SUMMARY OF THE INVENTION
[0012] The present invention is intended to overcome the
aforementioned problems of the prior art. Accordingly, it is an
object of the invention to provide a highly reliable air intake
control system which can alleviate an impact load exerted on gears
mounted on a motor shaft and a valve shaft with a minimum number of
components without using helical gears which are difficult to
manufacture.
[0013] An air intake control system of the invention includes an
intake passage for supplying intake air to an internal combustion
engine, a valve element disposed in the intake passage for varying
the cross-sectional area of the intake passage by pivoting between
fully opened and completely closed positions, a valve shaft for
transmitting a driving force for pivoting the valve element to the
valve element, an actuator including a prime mover (motor) for
supplying the driving force for pivoting the valve element, a
driving force transmission gear (worm gear) which is fitted to the
motor and rotated thereby, and a housing accommodating the motor
and the worm gear, and a driving gear which is mounted on the valve
shaft and meshes with the worm gear to transmit the driving force
supplied from the actuator to the valve shaft.
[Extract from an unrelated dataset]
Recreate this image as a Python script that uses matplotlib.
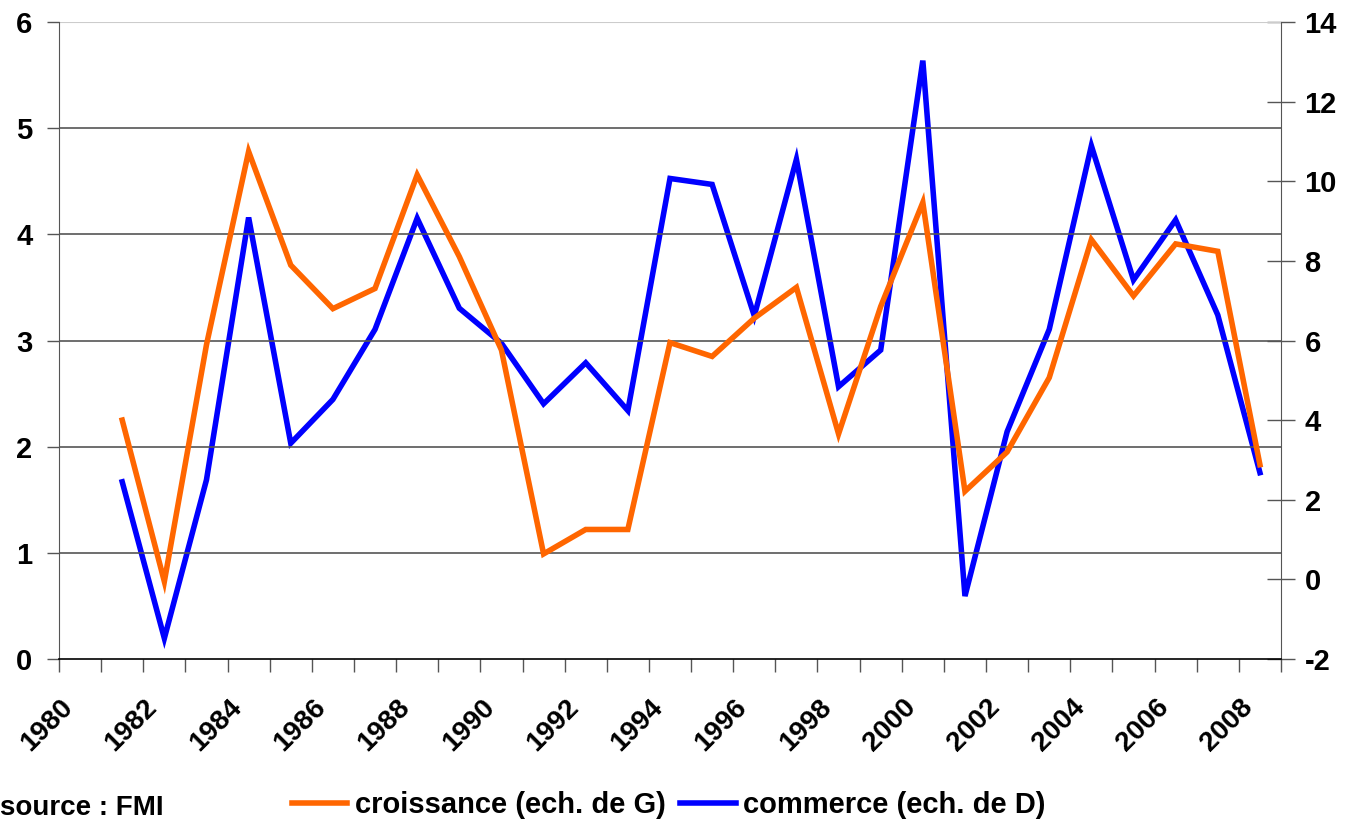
import matplotlib as mpl
mpl.use('Agg')
import matplotlib.pyplot as plt
import matplotlib.transforms as mtransforms
import numpy as np

# data -------------------------------------------------------------------------
years = list(range(1981, 2009))
croissance = [2.25, 0.73, 2.96, 4.78, 3.71, 3.30, 3.49, 4.56, 3.79, 2.91,
              0.99, 1.22, 1.22, 2.98, 2.85, 3.21, 3.50, 2.12, 3.32, 4.30,
              1.58, 1.95, 2.65, 3.95, 3.42, 3.91, 3.84, 1.83]
commerce = [2.45, -1.48, 2.50, 9.09, 3.42, 4.52, 6.28, 9.07, 6.81, 5.93,
            4.41, 5.44, 4.24, 10.07, 9.92, 6.62, 10.55, 4.84, 5.76, 13.03,
            -0.42, 3.71, 6.28, 10.89, 7.52, 9.03, 6.64, 2.68]
first_year, last_year = 1980, 2008
label_years = list(range(1980, 2009, 2))

plt.rcParams['font.family'] = ['Liberation Sans', 'DejaVu Sans']
plt.rcParams['font.weight'] = 'bold'
plt.rcParams['axes.unicode_minus'] = False

fig = plt.figure(figsize=(13.48, 8.26), dpi=100)
ax = fig.add_axes([59/1348, 1-659/826, (1281-59)/1348, (659-22)/826])
ax2 = ax.twinx()

# categories are centred between the tick marks
xs = np.array(years) - first_year + 0.5
l1, = ax.plot(xs, croissance, color='#FF6600', lw=4, solid_joinstyle='miter',
              label='croissance (ech. de G)')
l2, = ax2.plot(xs, commerce, color='#0000FF', lw=4, solid_joinstyle='miter',
               label='commerce (ech. de D)')
ax.set_zorder(ax2.get_zorder() + 1)
ax.patch.set_visible(False)

ncat = last_year - first_year + 1
ax.set_xlim(0, ncat)
ax.set_ylim(0, 6)
ax2.set_ylim(-2, 14)

# left axis
ax.set_yticks(range(0, 7))
ax.tick_params(axis='y', length=9, width=1, color='#555555', labelsize=21, pad=10)
for v in range(1, 6):
    ax.axhline(v, color='#555555', lw=1.2, zorder=0)
ax.axhline(6, color='#cccccc', lw=1.5, zorder=0)

# right axis
ax2.set_yticks(range(-2, 15, 2))
ax2.tick_params(axis='y', length=20, width=1, direction='inout', color='#555555',
                labelsize=21, pad=7)

# x axis: ticks on category borders, labels on centres of even years
ax.set_xticks(range(0, ncat + 1))
ax.set_xticklabels([])
ax.tick_params(axis='x', length=9, width=1, color='#555555')
ax.set_xticks([y - first_year + 0.5 for y in label_years], minor=True)
ax.set_xticklabels([str(y) for y in label_years], minor=True, rotation=45,
                   ha='right', va='center', rotation_mode='anchor', fontsize=20)
ax.tick_params(axis='x', which='minor', length=0, pad=32)
offset = mtransforms.ScaledTranslation(-11/100, 0, fig.dpi_scale_trans)
for lab in ax.get_xticklabels(minor=True):
    lab.set_transform(lab.get_transform() + offset)

for a in (ax, ax2):
    a.spines['top'].set_visible(False)
ax.spines['left'].set_color('#555555')
ax.spines['right'].set_visible(False)
ax2.spines['left'].set_visible(False)
ax2.spines['right'].set_color('#555555')
ax.spines['bottom'].set_color('black')
ax.spines['bottom'].set_linewidth(1.2)
ax2.spines['bottom'].set_visible(False)

fig.text(0.0, 1-808/826, 'source : FMI', fontsize=20, ha='left', va='center')
fig.legend(handles=[l1, l2], loc='center left', bbox_to_anchor=(292/1348, 1-805/826),
           ncol=2, frameon=False, fontsize=21, handlelength=1.9, handletextpad=0.25,
           columnspacing=0.5, borderaxespad=0, borderpad=0)

plt.savefig('out.png', dpi=100)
[0014] The driving gear includes a boss portion, a tooth portion
which meshes with the worm gear to receive the driving force
supplied from the actuator, and an elastic member which is
sandwiched between and bonded to the boss portion and the tooth
portion and elastically deforms when twisted.
[0015] The boss portion has a hole into which the valve shaft is
inserted in such a manner that the boss portion rotates together
with the valve shaft. The tooth portion and the elastic member have
holes into which the valve shaft is inserted in such a manner that
the tooth portion and the elastic member can rotate relative to the
valve shaft. An impact load caused by opening and closing motion of
the valve element is alleviated by torsional deformation of the
elastic member in a turning direction of the valve shaft.
[0016] In the air intake control system thus structured, the impact
load acting on the tooth portion of the driving gear and the worm
gear is absorbed by torsional deformation of the elastic member so
that damage to the tooth portion of the driving gear and the worm
gear is avoided. It will be appreciated that the invention provides
a highly reliable air intake control system built with a minimum
number of components without using helical gears.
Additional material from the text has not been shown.